A nivel nacional, solamente en los últimos ocho años, más de 2 millones de personas indocumentadas han sido deportadas, entre ellos miles de padres y madres que han sido forzados a dejar atrás a sus cónyuges e hijos. Millones más viven en constante temor de ser deportados ellos mismos, o de que un día, sin previo aviso, no puedan regresarse a casa para la cena y quizá nunca vuelvan a ver a sus familias.
Las acciones ejecutivas en discusión en este caso son temporales y no sustituyen la reforma migratoria integral necesaria en nuestro país. Pero son medidas de misericordia, que proporcionarían algo de tranquilidad a casi 9 millones de personas, entre ellos, 4.5 millones de niños.
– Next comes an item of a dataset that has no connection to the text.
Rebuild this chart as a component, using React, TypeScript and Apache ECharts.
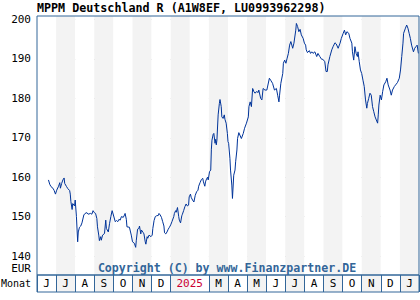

Las personas no dejan de ser nuestros hermanos y hermanas sólo porque tienen un estatus migratorio irregular. No importa cómo llegaron aquí, no importa qué tan frustrados estemos con el gobierno; no podemos perder de vista su humanidad sin al mismo tiempo perder la nuestra.
Hasta que los legisladores en Washington no se llenen de humildad y valentía para dejar de lado sus diferencias y busquen una solución común, la Corte Suprema puede ser nuestra última esperanza para devolver la humanidad a nuestras políticas de inmigración.